-- Material start --
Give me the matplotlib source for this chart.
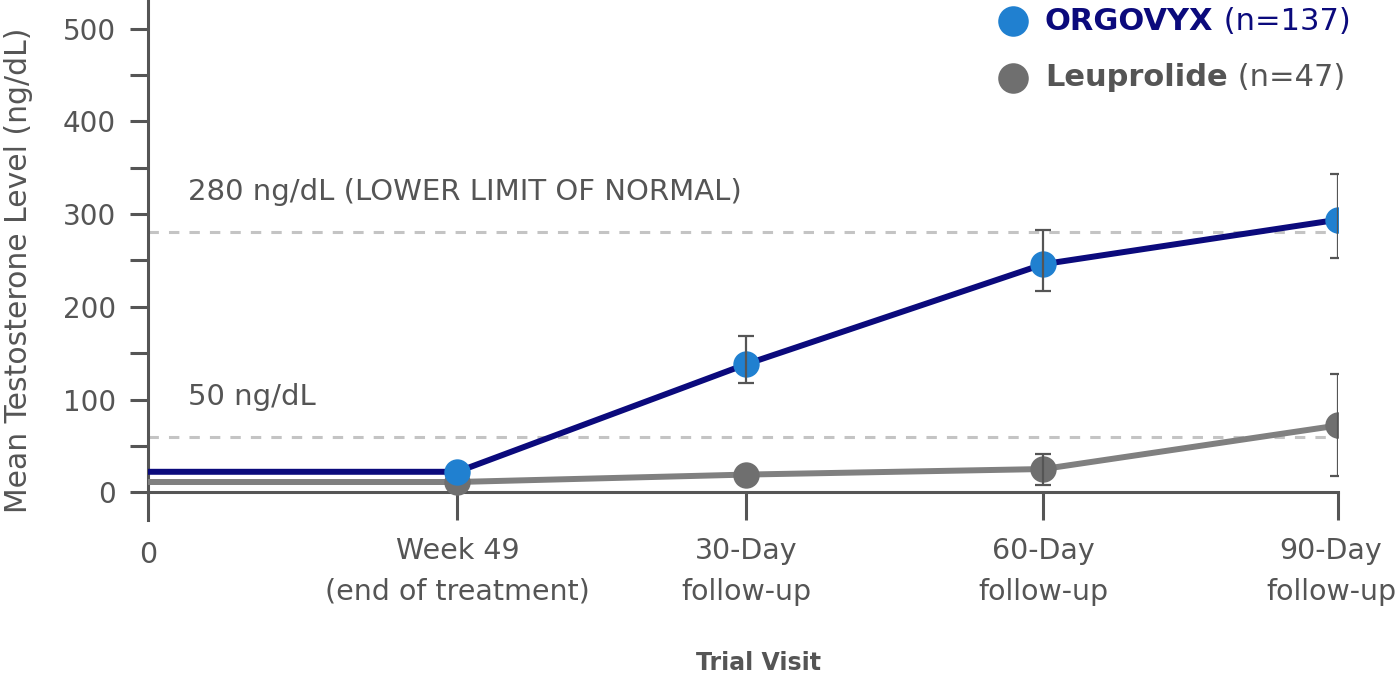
import numpy as np
import matplotlib

matplotlib.use("Agg")
import matplotlib.pyplot as plt  # noqa: E402
from matplotlib.ticker import MultipleLocator  # noqa: E402
from matplotlib.transforms import ScaledTranslation  # noqa: E402

# 数据 (从图上读出来的估计值)
visit_labels = ["0", "Week 49\n(end of treatment)", "30-Day\nfollow-up",
                "60-Day\nfollow-up", "90-Day\nfollow-up"]
visit_pos = [0.0, 1.04, 2.01, 3.01, 4.0]

orgovyx = [22, 22, 138, 246, 294]
orgovyx_lo = [np.nan, np.nan, 118, 217, 253]
orgovyx_hi = [np.nan, np.nan, 168, 283, 343]

leuprolide = [11, 11, 19, 25, 72]
leuprolide_lo = [np.nan, np.nan, np.nan, 8, 18]
leuprolide_hi = [np.nan, np.nan, np.nan, 41, 127]

ref_levels = [281, 60]
ref_labels = ["280 ng/dL (LOWER LIMIT OF NORMAL)", "50 ng/dL"]
ref_label_y = [324, 103]

series_names = ["ORGOVYX", "Leuprolide"]
series_n = ["(n=137)", "(n=47)"]

NAVY = "#0b0a7c"
BLUE = "#2080d0"
GRAY_LINE = "#808080"
GRAY_MK = "#6f6f6f"
TXT = "#555555"
FS = 20

plt.rcParams["font.family"] = ["DejaVu Sans"]

fig = plt.figure(figsize=(14, 6.77), dpi=100)
ax = fig.add_axes([148 / 1400, 1 - 520 / 677, (1338 - 148) / 1400, 520 / 677])
ax.set_xlim(0, 4)
ax.set_ylim(-30, 531)

# 参考虚线
for lv in ref_levels:
    ax.axhline(lv, color="#c4c4c4", lw=2.2, ls=(0, (3.4, 3.3)), zorder=1)
for txt, ty in zip(ref_labels, ref_label_y):
    ax.text(0.134, ty, txt, color=TXT, fontsize=21, va="center", ha="left")

# 折线
ax.plot(visit_pos, leuprolide, color=GRAY_LINE, lw=4.3, zorder=3,
        solid_capstyle="butt")
ax.plot(visit_pos, orgovyx, color=NAVY, lw=4.3, zorder=4,
        solid_capstyle="butt")
ax.plot(visit_pos[1:], leuprolide[1:], "o", color=GRAY_MK, ms=19, mew=0, zorder=5)
ax.plot(visit_pos[1:], orgovyx[1:], "o", color=BLUE, ms=19, mew=0, zorder=6)

# 误差线
for vals, lo, hi in [(orgovyx, orgovyx_lo, orgovyx_hi),
                     (leuprolide, leuprolide_lo, leuprolide_hi)]:
    vals = np.array(vals, float)
    lo = np.array(lo, float)
    hi = np.array(hi, float)
    m = ~np.isnan(lo)
    ax.errorbar(np.array(visit_pos)[m], vals[m],
                yerr=[vals[m] - lo[m], hi[m] - vals[m]],
                fmt="none", ecolor=TXT, elinewidth=1.6, capsize=6,
                capthick=1.6, zorder=7)

# 坐标轴样式
for s in ["top", "right"]:
    ax.spines[s].set_visible(False)
ax.spines["bottom"].set_position(("data", 0))
for s in ["left", "bottom"]:
    ax.spines[s].set_color(TXT)
    ax.spines[s].set_linewidth(2.2)

ax.set_yticks([0, 100, 200, 300, 400, 500])
ax.yaxis.set_minor_locator(MultipleLocator(50))
ax.tick_params(axis="y", which="both", length=13, width=2.2, color=TXT,
               labelcolor=TXT, labelsize=FS, pad=10)
ax.set_xticks(visit_pos[1:])
ax.set_xticklabels(visit_labels[1:], linespacing=1.6)
ax.tick_params(axis="x", length=20, width=2.2, color=TXT, labelcolor=TXT,
               labelsize=20.5, pad=12)
# 最右边的标签往左挪一点, 免得被裁掉
last = ax.get_xticklabels()[-1]
last.set_transform(last.get_transform()
                   + ScaledTranslation(-5 / 72, 0, fig.dpi_scale_trans))
# 左下角的 "0"
ax.text(0, -53, visit_labels[0], color=TXT, fontsize=20.5, ha="center",
        va="top")

ax.set_ylabel("Mean Testosterone Level (ng/dL)", color=TXT, fontsize=21.5)
ax.yaxis.set_label_coords(-0.097, 0.48)

fig.text(759 / 1400, 1 - 663 / 677, "Trial Visit", color=TXT, fontsize=17,
         fontweight="bold", ha="center", va="center")

# 图例 (手画)
leg_colors = [BLUE, GRAY_MK]
leg_txt = [NAVY, TXT]
leg_y = [1 - 21 / 677, 1 - 78 / 677]
for name, n, c, tc, yy in zip(series_names, series_n, leg_colors, leg_txt, leg_y):
    fig.lines.append(plt.Line2D([1013 / 1400], [yy], marker="o", ms=22,
                                color=c, mew=0, transform=fig.transFigure))
    t = fig.text(1045 / 1400, yy, name, color=tc, fontsize=22,
                 fontweight="bold", ha="left", va="center")
    ax.annotate(" " + n, xy=(1, 0.5), xycoords=t, color=tc, fontsize=22,
                ha="left", va="center", annotation_clip=False)

fig.savefig("out.png", dpi=100)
-- Material end --
#### Given request:
Copy each line exactly, and leave the pictures out of your copy.

#### Answer to this exercise:
Give me the matplotlib source for this chart.
import numpy as np
import matplotlib

matplotlib.use("Agg")
import matplotlib.pyplot as plt  # noqa: E402
from matplotlib.ticker import MultipleLocator  # noqa: E402
from matplotlib.transforms import ScaledTranslation  # noqa: E402

# 数据 (从图上读出来的估计值)
visit_labels = ["0", "Week 49\n(end of treatment)", "30-Day\nfollow-up",
                "60-Day\nfollow-up", "90-Day\nfollow-up"]
visit_pos = [0.0, 1.04, 2.01, 3.01, 4.0]

orgovyx = [22, 22, 138, 246, 294]
orgovyx_lo = [np.nan, np.nan, 118, 217, 253]
orgovyx_hi = [np.nan, np.nan, 168, 283, 343]

leuprolide = [11, 11, 19, 25, 72]
leuprolide_lo = [np.nan, np.nan, np.nan, 8, 18]
leuprolide_hi = [np.nan, np.nan, np.nan, 41, 127]

ref_levels = [281, 60]
ref_labels = ["280 ng/dL (LOWER LIMIT OF NORMAL)", "50 ng/dL"]
ref_label_y = [324, 103]

series_names = ["ORGOVYX", "Leuprolide"]
series_n = ["(n=137)", "(n=47)"]

NAVY = "#0b0a7c"
BLUE = "#2080d0"
GRAY_LINE = "#808080"
GRAY_MK = "#6f6f6f"
TXT = "#555555"
FS = 20

plt.rcParams["font.family"] = ["DejaVu Sans"]

fig = plt.figure(figsize=(14, 6.77), dpi=100)
ax = fig.add_axes([148 / 1400, 1 - 520 / 677, (1338 - 148) / 1400, 520 / 677])
ax.set_xlim(0, 4)
ax.set_ylim(-30, 531)

# 参考虚线
for lv in ref_levels:
    ax.axhline(lv, color="#c4c4c4", lw=2.2, ls=(0, (3.4, 3.3)), zorder=1)
for txt, ty in zip(ref_labels, ref_label_y):
    ax.text(0.134, ty, txt, color=TXT, fontsize=21, va="center", ha="left")

# 折线
ax.plot(visit_pos, leuprolide, color=GRAY_LINE, lw=4.3, zorder=3,
        solid_capstyle="butt")
ax.plot(visit_pos, orgovyx, color=NAVY, lw=4.3, zorder=4,
        solid_capstyle="butt")
ax.plot(visit_pos[1:], leuprolide[1:], "o", color=GRAY_MK, ms=19, mew=0, zorder=5)
ax.plot(visit_pos[1:], orgovyx[1:], "o", color=BLUE, ms=19, mew=0, zorder=6)

# 误差线
for vals, lo, hi in [(orgovyx, orgovyx_lo, orgovyx_hi),
                     (leuprolide, leuprolide_lo, leuprolide_hi)]:
    vals = np.array(vals, float)
    lo = np.array(lo, float)
    hi = np.array(hi, float)
    m = ~np.isnan(lo)
    ax.errorbar(np.array(visit_pos)[m], vals[m],
                yerr=[vals[m] - lo[m], hi[m] - vals[m]],
                fmt="none", ecolor=TXT, elinewidth=1.6, capsize=6,
                capthick=1.6, zorder=7)

# 坐标轴样式
for s in ["top", "right"]:
    ax.spines[s].set_visible(False)
ax.spines["bottom"].set_position(("data", 0))
for s in ["left", "bottom"]:
    ax.spines[s].set_color(TXT)
    ax.spines[s].set_linewidth(2.2)

ax.set_yticks([0, 100, 200, 300, 400, 500])
ax.yaxis.set_minor_locator(MultipleLocator(50))
ax.tick_params(axis="y", which="both", length=13, width=2.2, color=TXT,
               labelcolor=TXT, labelsize=FS, pad=10)
ax.set_xticks(visit_pos[1:])
ax.set_xticklabels(visit_labels[1:], linespacing=1.6)
ax.tick_params(axis="x", length=20, width=2.2, color=TXT, labelcolor=TXT,
               labelsize=20.5, pad=12)
# 最右边的标签往左挪一点, 免得被裁掉
last = ax.get_xticklabels()[-1]
last.set_transform(last.get_transform()
                   + ScaledTranslation(-5 / 72, 0, fig.dpi_scale_trans))
# 左下角的 "0"
ax.text(0, -53, visit_labels[0], color=TXT, fontsize=20.5, ha="center",
        va="top")

ax.set_ylabel("Mean Testosterone Level (ng/dL)", color=TXT, fontsize=21.5)
ax.yaxis.set_label_coords(-0.097, 0.48)

fig.text(759 / 1400, 1 - 663 / 677, "Trial Visit", color=TXT, fontsize=17,
         fontweight="bold", ha="center", va="center")

# 图例 (手画)
leg_colors = [BLUE, GRAY_MK]
leg_txt = [NAVY, TXT]
leg_y = [1 - 21 / 677, 1 - 78 / 677]
for name, n, c, tc, yy in zip(series_names, series_n, leg_colors, leg_txt, leg_y):
    fig.lines.append(plt.Line2D([1013 / 1400], [yy], marker="o", ms=22,
                                color=c, mew=0, transform=fig.transFigure))
    t = fig.text(1045 / 1400, yy, name, color=tc, fontsize=22,
                 fontweight="bold", ha="left", va="center")
    ax.annotate(" " + n, xy=(1, 0.5), xycoords=t, color=tc, fontsize=22,
                ha="left", va="center", annotation_clip=False)

fig.savefig("out.png", dpi=100)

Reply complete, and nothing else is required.